Poitras ist eine Initiatorin der 2012 gegründeten Freedom of the Press Foundation, die für „aggressiven“ Journalismus über „Missmanagement, Korruption und Gesetzesbrüche der Regierung“ steht. Zwei Filme zu 9/11 hat sie bereits gedreht: „My Country, My Country“ (2006), ein Oscar-nominiertes Werk über die irakische Realität unter US-Besatzung, sowie „My Oath“ (2010), Zeugnisse zweier ehemaliger Mitarbeiter Osama Bin Ladens über Dschihad, Loyalität und die Terror-Organisation El-Kaida.
Nun folgt Teil drei, in dem sie Zeitgeschichte zum spektakulären Thriller verdichtet. Der beginnt im Januar 2013. Sie bekommt die E-Mail eines gewissen „Citizenfour“, er stellt Beweise für Massenüberwachungsprogramme diverser Geheimdienste in Aussicht. Es ist Snowden, den sie im Juni in Hongkong trifft mit dem investigativen Journalisten Glenn Greenwald und dem „Guardian“-Reporter Ewen MacAskill. Sie diskutieren Bedingungen und Ablauf der Veröffentlichungen, die Anspannung ist mit Händen zu greifen.
Die Regisseurin montiert zu Snowdens Aussagen Fernsehnachrichten, Auszüge aus Anhörungen und Vorträgen, Einlassungen weiterer Zeugen wie Ex-Agent William Binney, der nach 32 Jahren bei der NSA 2001 desillusioniert seinen Dienst quittierte. Über ihn hat Poitras 2012 einen Beitrag für die „New York Times“ gemacht, er teilt seine Erfahrungen bei Veranstaltungen rund um die Welt. Auch WikiLeaks-Gründer und Enthüller Julian Assange kommt zu Wort sowie der Hacker Jacob Appelbaum.
Einen bemerkenswerten Beitrag liefert trotz richterlichen Maulkorbs Ladar Levison, dessen fast unbezwingbare Verschlüsselungs-Software Lavabit Snowden für seine E-Mails nutzte. Als die Behörden von Levison Kundendaten wollten, habe er den Betrieb eingestellt, sagt er – alles andere hätte seine Philosophie ad absurdum geführt.
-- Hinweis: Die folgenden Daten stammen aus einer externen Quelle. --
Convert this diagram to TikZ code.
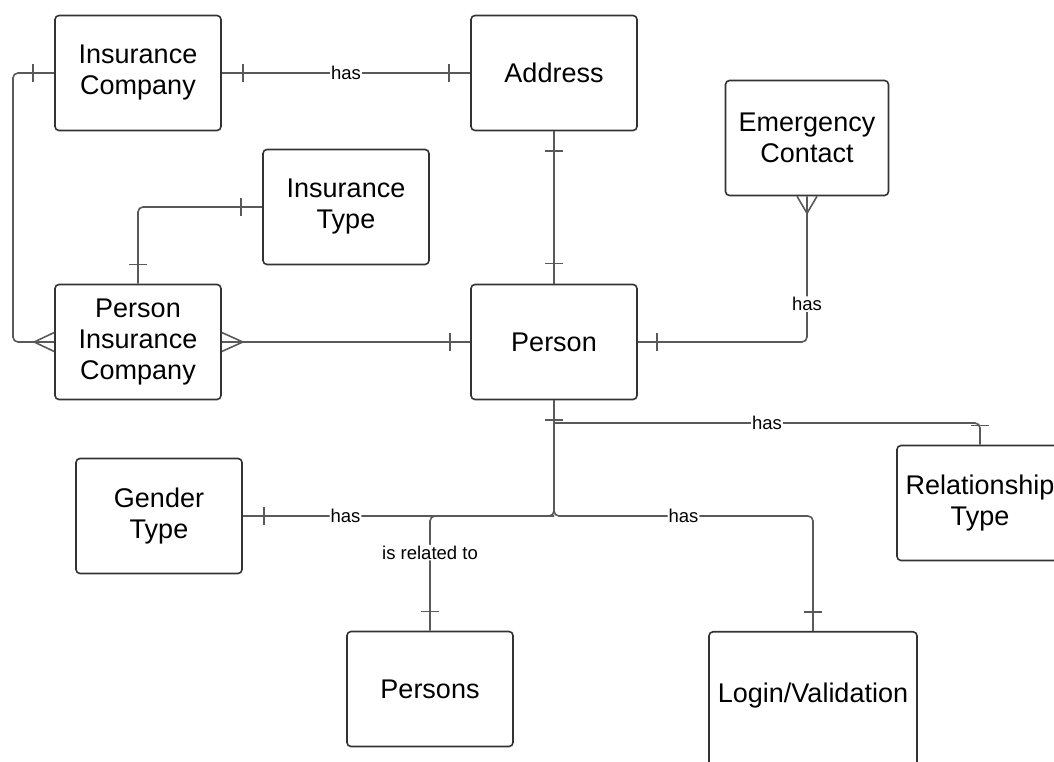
\documentclass[tikz,border=0pt]{standalone}
\usepackage{fontspec}
\setmainfont{Liberation Sans}
\begin{document}
\begin{tikzpicture}[x=1pt,y=1pt,
    entity/.style={draw=black!80, line width=1.6pt, rounded corners=4pt, fill=white,
        minimum width=166pt, minimum height=115pt, align=center, inner sep=0pt,
        font=\fontsize{27}{31}\selectfont},
    conn/.style={draw=black!65, line width=1.6pt},
    lbl/.style={fill=white, inner sep=1pt, font=\fontsize{18.5}{20}\selectfont}]
            \clip (0,0) rectangle (1054,762);

            % Define the entities
            \node[entity] (ic) at (138,689) {Insurance\\Company};
            \node[entity] (addr) at (554,689) {Address};
            \node[entity, minimum width=163pt] (ec) at (807,624) {Emergency\\Contact};
            \node[entity] (it) at (346,555) {Insurance\\Type};
            \node[entity] (pic) at (138,420) {Person\\Insurance\\Company};
            \node[entity] (person) at (554,420) {Person};
            \node[entity] (gt) at (159,246) {Gender\\Type};
            \node[entity] (rt) at (980,259) {Relationship\\Type};
            \node[entity] (persons) at (430,73) {Persons};
            \node[entity, minimum width=208pt, anchor=north, text height=71pt, text depth=79pt]
                (login) at (813,131) {Login/Validation};

            % Define the bend points
            \coordinate (lft) at (13,554);
            \coordinate (rtj) at (554,339);
            \coordinate (hub) at (554,246);

            % Draw relations
            \draw[conn] (ic.east) -- node[lbl] {has} (addr.west);
            \draw[conn] (addr.south) -- (person.north);
            \draw[conn, rounded corners=5pt] (ic.west) -| (lft) |- (pic.west);
            \draw[conn, rounded corners=5pt] (it.west) -| (pic.north);
            \draw[conn] (pic.east) -- (person.west);
            \draw[conn, rounded corners=5pt] (person.east) -| node[lbl, pos=0.63] {has} (ec.south);
            \draw[conn] (person.south) -- (rtj);
            \draw[conn, rounded corners=5pt] (rtj) -| node[lbl, pos=0.25] {has} (rt.north);
            \draw[conn, rounded corners=5pt] (rtj) -- (hub) -- node[lbl, pos=0.67] {has} (gt.east);
            \draw[conn, rounded corners=5pt] (rtj) -- (hub) -| node[lbl, pos=0.25] {has} (login.north);
            \draw[conn, rounded corners=5pt] (hub) -| node[lbl, pos=0.66] {is related to} (persons.north);

            % Draw one marks
            \draw[conn] ([shift={(21,-9)}]ic.east) -- ([shift={(21,9)}]ic.east);
            \draw[conn] ([shift={(-21,-9)}]addr.west) -- ([shift={(-21,9)}]addr.west);
            \draw[conn] ([shift={(-9,-20)}]addr.south) -- ([shift={(9,-20)}]addr.south);
            \draw[conn] ([shift={(-9,20)}]person.north) -- ([shift={(9,20)}]person.north);
            \draw[conn] ([shift={(-21,-9)}]ic.west) -- ([shift={(-21,9)}]ic.west);
            \draw[conn] ([shift={(-21,-9)}]it.west) -- ([shift={(-21,9)}]it.west);
            \draw[conn] ([shift={(-9,19)}]pic.north) -- ([shift={(9,19)}]pic.north);
            \draw[conn] ([shift={(-20,-9)}]person.west) -- ([shift={(-20,9)}]person.west);
            \draw[conn] ([shift={(19,-9)}]person.east) -- ([shift={(19,9)}]person.east);
            \draw[conn] ([shift={(-9,-20)}]person.south) -- ([shift={(9,-20)}]person.south);
            \draw[conn] ([shift={(-9,19)}]rt.north) -- ([shift={(9,19)}]rt.north);
            \draw[conn] ([shift={(21,-9)}]gt.east) -- ([shift={(21,9)}]gt.east);
            \draw[conn] ([shift={(-9,19)}]persons.north) -- ([shift={(9,19)}]persons.north);
            \draw[conn] ([shift={(-9,19)}]login.north) -- ([shift={(9,19)}]login.north);

            % Draw many marks
            \draw[conn] ([yshift=9.5pt]pic.west) -- ([xshift=-20pt]pic.west) -- ([yshift=-9.5pt]pic.west);
            \draw[conn] ([yshift=9.5pt]pic.east) -- ([xshift=21pt]pic.east) -- ([yshift=-9.5pt]pic.east);
            \draw[conn] ([xshift=-10pt]ec.south) -- ([yshift=-17pt]ec.south) -- ([xshift=10pt]ec.south);
\end{tikzpicture}
\end{document}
Sie alle stießen bei offiziellen Stellen auf taube Ohren oder gar Drohungen und kreisen nun um die Frage: Sind die USA noch ein Rechtsstaat? Vor 15 Jahren wären sie dafür belächelt worden – die USA mit ihren 1788 in der Verfassung verbrieften Grundrechten waren der Welt immer ein Vorbild. Nach dem 11. September 2001 aber folgte dem Anschlag auf World Trade Center und Pentagon ein Angriff auf die Freiheit: Die Schockstarre ausnützend, setzte die Regierung George W. Bush mit dem „Patriot Act“ (Gesetz) und „Homeland Security“ (Maßnahmen) Bürgerrechte außer Kraft zugunsten umfassender Überwachung zur Terror-Prävention. Der aktuelle US-Präsident und frühere Bürgerrechtsanwalt Barack Obama sagt in „Citizenfour“, Edward Snowden sei kein Patriot; das sehen viele Amerikaner anders. Unter dem Titel „Edward Snowden, patriot“ schrieb Ezra Klein schon im August 2013 in der Washington Post, der Whistleblower habe eine fällige Debatte angestoßen und dem Land einen großen Dienst erwiesen.
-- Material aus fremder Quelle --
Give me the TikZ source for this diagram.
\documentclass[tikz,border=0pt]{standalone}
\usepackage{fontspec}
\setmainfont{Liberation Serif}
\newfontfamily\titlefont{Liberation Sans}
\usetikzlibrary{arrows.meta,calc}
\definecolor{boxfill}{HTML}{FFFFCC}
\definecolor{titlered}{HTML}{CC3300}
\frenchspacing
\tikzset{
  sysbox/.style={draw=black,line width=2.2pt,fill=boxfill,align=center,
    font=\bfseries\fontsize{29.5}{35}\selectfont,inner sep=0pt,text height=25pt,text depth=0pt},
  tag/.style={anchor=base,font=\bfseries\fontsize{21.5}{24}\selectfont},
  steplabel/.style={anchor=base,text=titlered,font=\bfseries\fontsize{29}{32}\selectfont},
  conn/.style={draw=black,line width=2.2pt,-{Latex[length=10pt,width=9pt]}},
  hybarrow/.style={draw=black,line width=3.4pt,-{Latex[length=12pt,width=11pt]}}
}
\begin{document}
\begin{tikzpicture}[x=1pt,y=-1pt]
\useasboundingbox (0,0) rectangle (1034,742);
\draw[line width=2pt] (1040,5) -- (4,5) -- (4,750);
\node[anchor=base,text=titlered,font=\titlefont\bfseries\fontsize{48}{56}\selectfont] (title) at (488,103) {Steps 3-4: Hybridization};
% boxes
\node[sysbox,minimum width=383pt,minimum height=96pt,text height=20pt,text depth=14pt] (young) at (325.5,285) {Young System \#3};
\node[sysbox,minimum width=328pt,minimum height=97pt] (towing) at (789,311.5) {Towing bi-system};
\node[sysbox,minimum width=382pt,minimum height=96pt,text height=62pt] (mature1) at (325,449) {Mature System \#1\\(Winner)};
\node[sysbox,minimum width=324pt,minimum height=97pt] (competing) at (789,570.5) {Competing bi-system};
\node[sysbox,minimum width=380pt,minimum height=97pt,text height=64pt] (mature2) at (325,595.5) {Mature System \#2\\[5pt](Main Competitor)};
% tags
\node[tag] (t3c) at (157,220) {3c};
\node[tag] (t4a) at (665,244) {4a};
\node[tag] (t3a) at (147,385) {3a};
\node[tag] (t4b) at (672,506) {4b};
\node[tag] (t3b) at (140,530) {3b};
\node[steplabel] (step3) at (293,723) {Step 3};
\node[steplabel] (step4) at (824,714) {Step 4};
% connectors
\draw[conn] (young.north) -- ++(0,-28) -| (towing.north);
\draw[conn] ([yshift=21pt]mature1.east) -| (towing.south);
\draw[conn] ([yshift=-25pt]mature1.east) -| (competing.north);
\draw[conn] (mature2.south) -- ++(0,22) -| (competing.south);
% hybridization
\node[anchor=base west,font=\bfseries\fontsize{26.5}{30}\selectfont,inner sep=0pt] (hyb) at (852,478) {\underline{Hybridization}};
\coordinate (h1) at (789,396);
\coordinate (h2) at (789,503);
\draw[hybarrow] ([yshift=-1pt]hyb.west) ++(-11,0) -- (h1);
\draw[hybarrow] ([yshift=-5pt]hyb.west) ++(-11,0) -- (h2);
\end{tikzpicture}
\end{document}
Natürlich sind die neuen digitalen Möglichkeiten ein Grund für die aktuelle Krise – was möglich ist, wird auch getan. Snowden quantifiziert es: „Gehen Sie davon aus, dass Ihr Gegenüber eine Billion Vermutungen pro Sekunde anstellen kann“, sagt er im Film. Und anders als etwa bei der Kommunistenhatz der 1950er Jahre berührt der aktuelle Konflikt das Selbstverständnis der USA: Whistleblower wie Snowden sind überzeugt davon, ihre Nation zu verteidigen gegen eine aus dem Ruder laufende Staatsmacht.
Am Ende von „Citizenfour“ schaut Poitras in eine Moskauer Küche auf Edward Snowden und seine Freundin, die ihm ins Asyl gefolgt ist. Er wirkt gelöst, wie ein Mann, der trotz allem mit sich im Reinen ist.